Sun City Poms inspire more than activity, now on big screen

By Rusty Bradshaw
Independent Newsmedia

The Poms are taking center stage, this time on the big screen.

“Poms,” a feature film produced by Sierra/Affinity, Mad As Birds Films and Rose Pictures, will open in Valley theaters during Mother’s Day weekend and it has a bit of a local connection. The Sun City Poms, a dance and marching group, were the inspiration for the movie.

Starring Diane Keaton, the movie tells the story of a group of women who form a cheerleading squad at their retirement community, proving that you’re never too old to “bring it!” Other familiar names in the movie cast are Pam Grier, Jacki Weaver, Rhea Perlman and Bruce McGill.

In 2015, Sun City Poms director Ruth Pharris received a call from Zara Hayes, “Poms” director, according to Greta Paulson, Sun City Poms member.
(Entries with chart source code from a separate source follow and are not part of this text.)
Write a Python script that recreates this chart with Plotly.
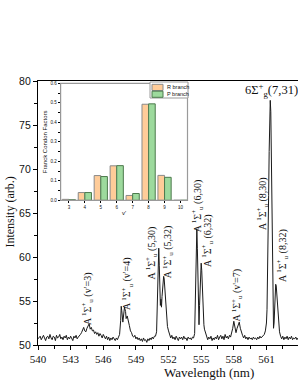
import plotly.graph_objects as go

# ---------------- data ----------------
wavelength = [
    540.0, 540.1, 540.2, 540.3, 540.4, 540.5, 540.6, 540.7, 540.8, 540.9,
    541.0, 541.1, 541.2, 541.3, 541.4, 541.5, 541.6, 541.7, 541.8, 541.9,
    542.0, 542.1, 542.2, 542.3, 542.4, 542.5, 542.6, 542.7, 542.8, 542.9,
    543.0, 543.1, 543.2, 543.3, 543.4, 543.5, 543.6, 543.7, 543.8, 543.9,
    544.0, 544.1, 544.2, 544.3, 544.4, 544.5, 544.6, 544.7, 544.8, 544.9,
    545.0, 545.1, 545.2, 545.3, 545.4, 545.5, 545.6, 545.7, 545.8, 545.9,
    546.0, 546.1, 546.2, 546.3, 546.4, 546.5, 546.6, 546.7, 546.8, 546.9,
    547.0, 547.1, 547.2, 547.3, 547.4, 547.5, 547.6, 547.65, 547.7, 547.8,
    547.85, 547.95, 548.05, 548.1, 548.2, 548.3, 548.4, 548.5, 548.6, 548.7,
    548.8, 548.9, 549.0, 549.1, 549.2, 549.3, 549.4, 549.5, 549.6, 549.7,
    549.8, 549.9, 550.0, 550.1, 550.2, 550.3, 550.4, 550.5, 550.6, 550.7,
    550.8, 550.9, 550.95, 551.0, 551.05, 551.1, 551.15, 551.2, 551.25, 551.3,
    551.35, 551.4, 551.45, 551.5, 551.55, 551.6, 551.65, 551.7, 551.75, 551.8,
    551.85, 551.9, 552.0, 552.1, 552.2, 552.3, 552.4, 552.5, 552.6, 552.7,
    552.8, 552.9, 553.0, 553.1, 553.2, 553.3, 553.4, 553.5, 553.6, 553.7,
    553.8, 553.9, 554.0, 554.1, 554.2, 554.3, 554.4, 554.45, 554.5, 554.55,
    554.6, 554.65, 554.7, 554.75, 554.8, 554.85, 554.9, 554.95, 555.0, 555.05,
    555.1, 555.15, 555.2, 555.25, 555.3, 555.4, 555.5, 555.6, 555.7, 555.8,
    555.9, 556.0, 556.1, 556.2, 556.3, 556.4, 556.5, 556.6, 556.7, 556.8,
    556.9, 557.0, 557.1, 557.2, 557.3, 557.4, 557.5, 557.6, 557.7, 557.8,
    557.9, 558.0, 558.1, 558.2, 558.3, 558.4, 558.5, 558.6, 558.7, 558.8,
    558.9, 559.0, 559.1, 559.2, 559.3, 559.4, 559.5, 559.6, 559.7, 559.8,
    559.9, 560.0, 560.1, 560.2, 560.3, 560.4, 560.5, 560.6, 560.7, 560.8,
    560.9, 561.0, 561.05, 561.1, 561.15, 561.2, 561.25, 561.3, 561.35, 561.4,
    561.45, 561.5, 561.55, 561.6, 561.65, 561.7, 561.75, 561.8, 561.85, 561.9,
    561.95, 562.0, 562.05, 562.1, 562.2, 562.3, 562.4, 562.5, 562.6, 562.7,
    562.8, 562.9, 563.0, 563.1, 563.2, 563.3, 563.4, 563.5, 563.6, 563.7,
    563.8, 563.9,
]
intensity = [
    50.7, 50.9, 51.0, 50.6, 50.9, 51.1, 50.8, 50.5, 50.9, 51.0,
    50.7, 51.2, 50.8, 50.6, 51.0, 50.9, 50.5, 51.1, 50.8, 50.9,
    51.2, 50.7, 50.9, 50.6, 51.0, 50.8, 51.1, 50.6, 50.9, 50.7,
    51.0, 50.8, 50.5, 51.0, 50.8, 51.1, 50.7, 50.9, 51.0, 51.2,
    51.4, 51.7, 52.0, 51.6, 51.5, 51.9, 52.2, 52.4, 51.8, 52.0,
    51.6, 51.7, 51.3, 51.5, 51.2, 51.4, 51.0, 51.3, 51.1, 50.8,
    51.2, 50.9, 50.7, 51.0, 50.6, 50.9, 50.5, 50.8, 50.6, 50.9,
    50.7, 50.5, 50.8, 50.6, 50.9, 51.2, 52.8, 54.4, 53.9, 52.6,
    53.3, 54.3, 53.8, 53.0, 53.3, 52.5, 52.2, 51.6, 51.4, 51.0,
    50.9, 51.1, 50.7, 50.9, 50.6, 50.8, 50.5, 50.7, 50.4, 50.8,
    50.5, 50.6, 50.3, 50.7, 50.5, 50.8, 50.6, 50.9, 50.7, 51.0,
    51.0, 51.5, 54.0, 57.5, 59.5, 61.0, 59.0, 56.5, 54.5, 55.2,
    54.3, 55.5, 56.5, 57.4, 57.8, 57.5, 56.5, 55.0, 53.8, 52.8,
    52.6, 52.1, 51.6, 51.0, 50.8, 51.1, 50.7, 50.9, 50.6, 51.0,
    50.8, 50.5, 50.9, 50.7, 50.9, 50.6, 51.0, 50.7, 50.8, 50.5,
    50.9, 50.7, 50.8, 50.6, 50.9, 50.8, 51.3, 54.0, 58.0, 61.5,
    63.2, 61.0, 57.0, 53.5, 52.3, 54.5, 57.0, 58.8, 59.3, 58.5,
    56.8, 54.5, 53.0, 52.3, 51.8, 51.3, 51.0, 50.6, 50.9, 50.7,
    51.0, 50.5, 50.8, 50.6, 50.9, 50.7, 51.1, 50.6, 50.9, 51.1,
    50.7, 51.0, 50.6, 51.2, 50.8, 51.0, 50.7, 51.1, 50.9, 51.3,
    51.9, 52.7, 51.8, 51.4, 51.9, 52.3, 52.6, 51.9, 51.3, 51.1,
    50.8, 51.1, 50.7, 50.9, 50.6, 50.9, 50.7, 50.8, 50.6, 50.9,
    50.7, 50.8, 50.6, 50.9, 50.7, 51.0, 50.8, 50.9, 51.1, 51.2,
    51.6, 52.5, 54.0, 57.0, 62.0, 67.0, 72.0, 75.5, 77.8, 76.5,
    71.0, 63.0, 56.0, 52.8, 51.9, 52.5, 54.5, 56.0, 56.9, 56.7,
    55.8, 54.2, 53.0, 52.2, 51.5, 51.0, 50.7, 51.0, 50.6, 50.9,
    50.7, 51.0, 50.6, 50.9, 50.7, 51.0, 50.6, 50.8, 50.7, 50.9,
    50.6, 50.8,
]

v_levels = [3, 4, 5, 6, 7, 8, 9, 10]
fcf_R = [0.005, 0.040, 0.127, 0.177, 0.025, 0.493, 0.128, 0.0]
fcf_P = [0.003, 0.040, 0.122, 0.178, 0.035, 0.495, 0.118, 0.0]

x_ticks = [540, 543, 546, 549, 552, 555, 558, 561, 564]
y_ticks = [50, 55, 60, 65, 70, 75, 80]
inset_y_ticks = [0.0, 0.1, 0.2, 0.3, 0.4, 0.5, 0.6]

peak_labels = [
    ("A <sup>1</sup>Σ<sup>+</sup><sub>u</sub> (v'=3)", 544.57, 55.3),
    ("A <sup>1</sup>Σ<sup>+</sup><sub>u</sub> (v'=4)", 548.24, 57.0),
    ("A <sup>1</sup>Σ<sup>+</sup><sub>u</sub> (5,30)", 550.42, 60.45),
    ("A <sup>1</sup>Σ<sup>+</sup><sub>u</sub> (5,32)", 551.95, 60.55),
    ("A <sup>1</sup>Σ<sup>+</sup><sub>u</sub> (6,30)", 554.65, 65.8),
    ("A <sup>1</sup>Σ<sup>+</sup><sub>u</sub> (6,32)", 555.6, 61.9),
    ("A <sup>1</sup>Σ<sup>+</sup><sub>u</sub> (v'=7)", 558.26, 55.7),
    ("A <sup>1</sup>Σ<sup>+</sup><sub>u</sub> (8,30)", 560.65, 66.1),
    ("A <sup>1</sup>Σ<sup>+</sup><sub>u</sub> (8,32)", 562.49, 60.2),
]
main_label = ("6Σ<sup>+</sup><sub>g</sub>(7,31)", 561.5, 79.0)

# ---------------- figure ----------------
SERIF = "Liberation Serif"
SANS = "Liberation Sans"
R_COLOR, P_COLOR = "#FFCC99", "#9DDA9D"

fig = go.Figure()
fig.add_trace(go.Scatter(
    x=wavelength, y=intensity, mode="lines",
    line=dict(color="#1a1a1a", width=1), xaxis="x", yaxis="y",
    showlegend=False, hoverinfo="skip"))
fig.add_trace(go.Bar(
    x=v_levels, y=fcf_R, name="R branch", xaxis="x2", yaxis="y2",
    marker=dict(color=R_COLOR, line=dict(color="#8a8a8a", width=1)),
    showlegend=False))
fig.add_trace(go.Bar(
    x=v_levels, y=fcf_P, name="P branch", xaxis="x2", yaxis="y2",
    marker=dict(color=P_COLOR, line=dict(color="#4d7a4d", width=1)),
    showlegend=False))

annotations = []
for text, xv, yv in peak_labels:
    annotations.append(dict(
        text=text, x=xv, y=yv, xref="x", yref="y", showarrow=False,
        xanchor="center", yanchor="middle",
        textangle=-90, font=dict(family=SERIF, size=10, color="#111")))
annotations.append(dict(
    text=main_label[0], x=main_label[1], y=main_label[2], xref="x", yref="y",
    xanchor="center", yanchor="middle",
    showarrow=False, font=dict(family=SERIF, size=12.5, color="#111")))
annotations.append(dict(
    text="Intensity (arb.)", x=-0.108, y=0.505, xref="paper", yref="paper",
    xanchor="center", yanchor="middle",
    showarrow=False, textangle=-90, font=dict(family=SERIF, size=12, color="#111")))
annotations.append(dict(
    text="Wavelength (nm)", x=0.658, y=-0.106, xref="paper", yref="paper",
    xanchor="center", yanchor="middle",
    showarrow=False, font=dict(family=SERIF, size=13, color="#111")))

# manual legend for the inset
def px_x(p):
    return (p - 38) / 260.0

def px_y(p):
    return (345 - p) / 264.0

shapes = [
    dict(type="rect", xref="x2 domain", yref="y2 domain", x0=0, x1=1, y0=0, y1=1,
         line=dict(color="#9a9a9a", width=1.2), fillcolor="rgba(0,0,0,0)", layer="above"),
    dict(type="rect", xref="paper", yref="paper", x0=px_x(150), x1=px_x(188),
         y0=px_y(98), y1=px_y(82), line=dict(color="#9a9a9a", width=1), fillcolor="white"),
    dict(type="rect", xref="paper", yref="paper", x0=px_x(152), x1=px_x(163),
         y0=px_y(90.5), y1=px_y(84.3), line=dict(color="#8a8a8a", width=1), fillcolor=R_COLOR),
    dict(type="rect", xref="paper", yref="paper", x0=px_x(152), x1=px_x(163),
         y0=px_y(97.3), y1=px_y(91.2), line=dict(color="#4d7a4d", width=1), fillcolor=P_COLOR),
]
annotations.append(dict(text="R branch", x=px_x(164.5), y=px_y(87.4), xref="paper", yref="paper",
                        xanchor="left", yanchor="middle", showarrow=False,
                        font=dict(family=SANS, size=5.5, color="#111")))
annotations.append(dict(text="P branch", x=px_x(164.5), y=px_y(94.2), xref="paper", yref="paper",
                        xanchor="left", yanchor="middle", showarrow=False,
                        font=dict(family=SANS, size=5.5, color="#111")))

fig.update_layout(
    width=298, height=385,
    margin=dict(l=38, r=0, t=81, b=40),
    paper_bgcolor="white", plot_bgcolor="white",
    barmode="group", bargap=0.17, bargroupgap=0.0,
    showlegend=False,
    annotations=annotations, shapes=shapes,
    xaxis=dict(
        domain=[0, 1], range=[540, 563.9], tickvals=x_ticks,
        ticks="outside", ticklen=4, tickcolor="black", tickwidth=1,
        minor=dict(ticks="outside", ticklen=2.5, tick0=540, dtick=1.5, tickcolor="black"),
        showline=True, linecolor="black", linewidth=1.2, mirror=True,
        showgrid=False, zeroline=False,
        tickfont=dict(family=SERIF, size=11, color="#111")),
    yaxis=dict(
        domain=[0, 1], range=[50, 80], tickvals=y_ticks,
        ticks="outside", ticklen=4, tickcolor="black",
        minor=dict(ticks="outside", ticklen=2.5, tick0=50, dtick=2.5, tickcolor="black"),
        showline=True, linecolor="black", linewidth=1.2, mirror=False,
        showgrid=False, zeroline=False,
        tickfont=dict(family=SANS, size=10.5, color="#111")),
    xaxis2=dict(
        domain=[0.087, 0.575], anchor="y2", range=[2.48, 10.44], tickvals=v_levels,
        ticks="outside", ticklen=2, tickcolor="black", ticklabelstandoff=0,
        showline=True, linecolor="black", linewidth=1,
        showgrid=False, zeroline=False,
        tickfont=dict(family=SANS, size=4.5, color="#111"),
        title=dict(text="v'", font=dict(family=SANS, size=6, color="#111"), standoff=2)),
    yaxis2=dict(
        domain=[0.548, 0.991], anchor="x2", range=[0, 0.6], tickvals=inset_y_ticks,
        tickformat=".1f",
        ticks="outside", ticklen=2, tickcolor="black",
        minor=dict(ticks="outside", ticklen=1.2, dtick=0.05, tickcolor="black"),
        showline=True, linecolor="black", linewidth=1,
        showgrid=False, zeroline=False,
        tickfont=dict(family=SANS, size=4.5, color="#111"),
        title=dict(text="Franck Condon Factors", font=dict(family=SANS, size=6, color="#111"),
                   standoff=2)),
)

fig.write_html(
    "out.html",
    config={"displayModeBar": False},
    post_script="document.body.style.margin='0';document.body.style.overflow='hidden';",
)
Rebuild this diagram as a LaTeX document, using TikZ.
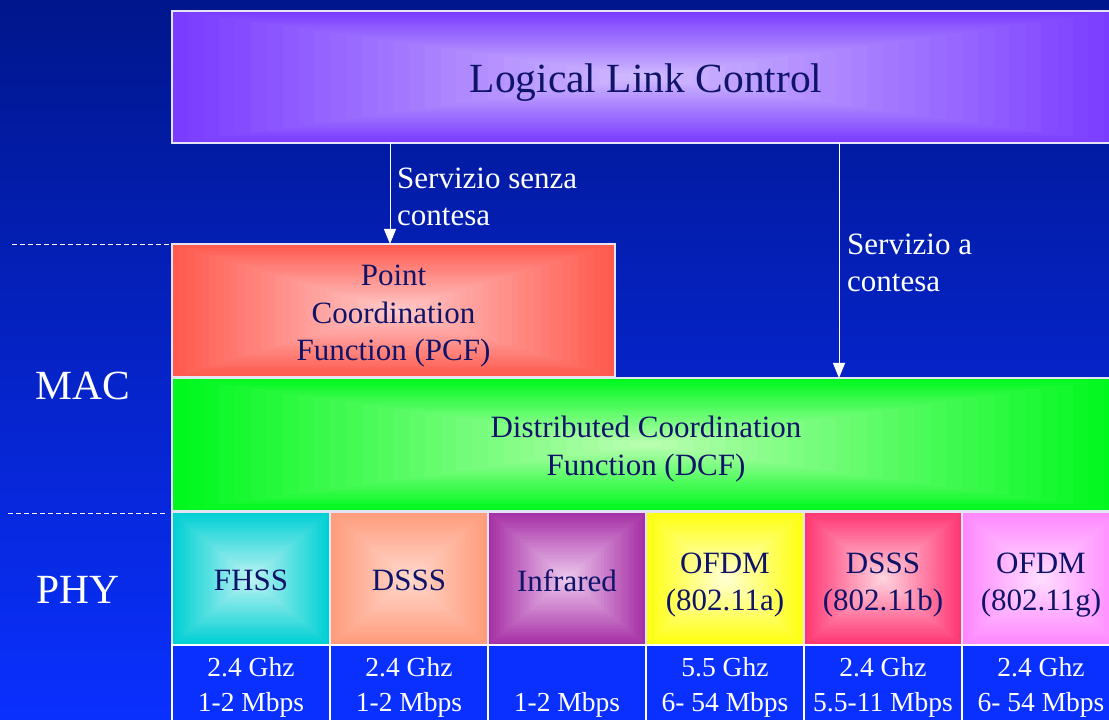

The women talked for an hour or so about the Sun City Poms. That was the last Sun City Poms members heard about a film until about two months ago.

The Sun City Poms will make appearances at three theaters around the Valley to help moviegoers get into the spirit. The group will dance its signature routine to “We’ve Got the beat” at each appearance. They will perform Friday, May 10 at Harkins Tempe Marketplace, 2000 E. Rio Salado Parkway; Saturday, May 11 at Harkins Scottsdale 101, 7000 E. Mayo Blvd.; and Sunday, May 12 at Arrowhead, 16046 N. Arrowhead Fountain Center Drive, Peoria. Each performance will begin at 11 a.m. Check each theater for show times.

“We will be attending the showing at all three theaters and will be available to greet the patrons,” Ms. Paulson stated in an email.

One of the advertising posters, put out by the production company, had a picture of some of the Sun City Poms in front of the Sun Bowl stage, 10220 N. 107th Ave., Sun City and when some of the Sun City Poms saw the trailer.

“It was obvious that we were the inspiration for the movie,” Ms. Paulson stated. “In fact, one of the phrases in the movie, ‘over my dead body,’ was a direct quote from Pat Weber, our former director, marching director, and now marching advisor.”

The movie was filmed in a Del Webb community — Sun City Peachtree — in Atlanta, Georgia. In the film, the song the movie Poms used for their first routine was “We’ve Got the Beat” by the Go Gos, the Sun City Poms’ signature routine.

The Sun City Poms had a private showing April 29 at Harkins Park West, 9804 W. Northern Ave., Peoria.

“In the credits at the end, it stated that it was based on a true story but all characters and scenes were fiction,” Ms. Paulson stated.

The Sun City Poms are celebrating their 40th anniversary in 2019. The group evolved from cheerleaders of the Sun City Saints women’s softball team in 1979 to both a parade marching group plus performing dancers. The Sun City Poms are energetic performers who demonstrate the organization’s energy and rhythmic skills throughout the Valley.

Marching Poms entertain spectators with dance marches in about 10 parades throughout the season, including the Fiesta Bowl Parade. Performing Poms keep a busy schedule with about 30 shows per season, including local high schools, care centers, charity functions and community events, such as Glendale Glitters. They were featured this year on the NBC Today Show with a segment titled “Meet the Poms, Pom Pom Squad Proves That Age is Just a Number.”

The website Common Sense Media, www.commonsensemedia.org, provided a description of the film. “‘Poms’ is a comedy about a group of retirees who form a cheerleading squad. As Martha (Diane Keaton) begins to make friends in her new retirement community, her new bestie, Sheryl (Jacki Weaver), encourages her to achieve a long-lost dream of becoming a cheerleader. Together, they start a senior cheer club, recruit a group of other senior women and set their sights on entering a competition. But when the only other seniors in the competition are high school seniors, the retirees realize they’re going to have to give it their all. Expect plenty of sexual references and racy jokes, as well as some swearing and serious discussions about death and illness, but overall this looks like it will be an uplifting comedy that’s OK for teens.”